We had to give a proposal to explain what our publication meant, initially we decided the project statement to be: "A publication that focusses on the relationship between possessions and the people that own them. We found similarities within the uses of the possession between two environments that seem un-relatable. Exploring the practicality and durability but also the choice and expression of certain objects." Our layout was designed to be simple, because we wanted to engage people in a way that they feel easy and simple to participate. as we only had a 30 minute slot we decided to make the whole thing relatively basic as a structure with having a table and where everyone can sit around and get comfortable to draw what their favourite object is and which object they would take with them if they were in a crisis.

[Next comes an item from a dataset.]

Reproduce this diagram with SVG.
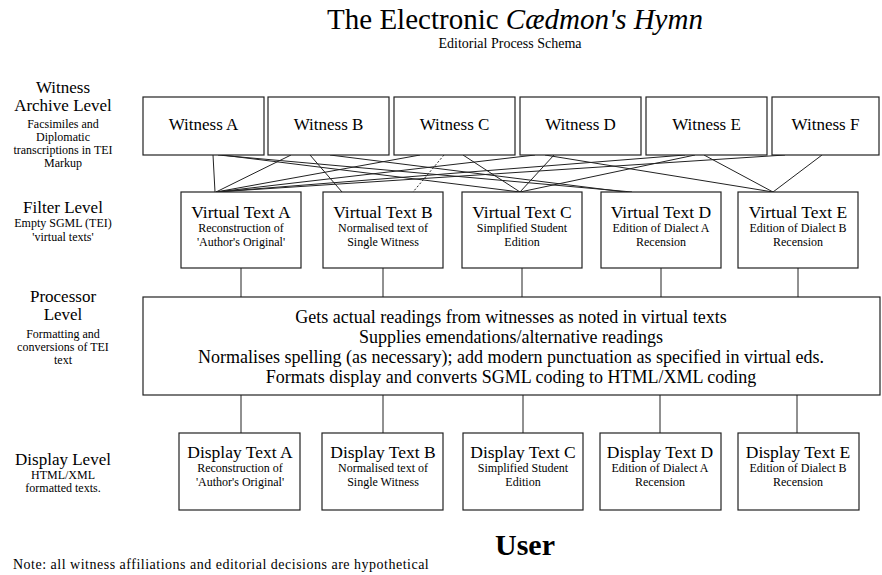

The question here was to think practicality or sentiment. 

EXHIBITION DAY 
 

The exhibition itself went really well, our event was well received. Something that was really great About it was that everyone felt and put themselves in that position of being in crisis and gave us great responses. Along with sentimental answers like photographs of family and their pets we even received practical answers like knife, sleeping bag, food, coats etc. It was very fun and enjoyable as well. My favourite two responses were- first was Glyn's Magic Wand and the second was a same response to both the questions (phone).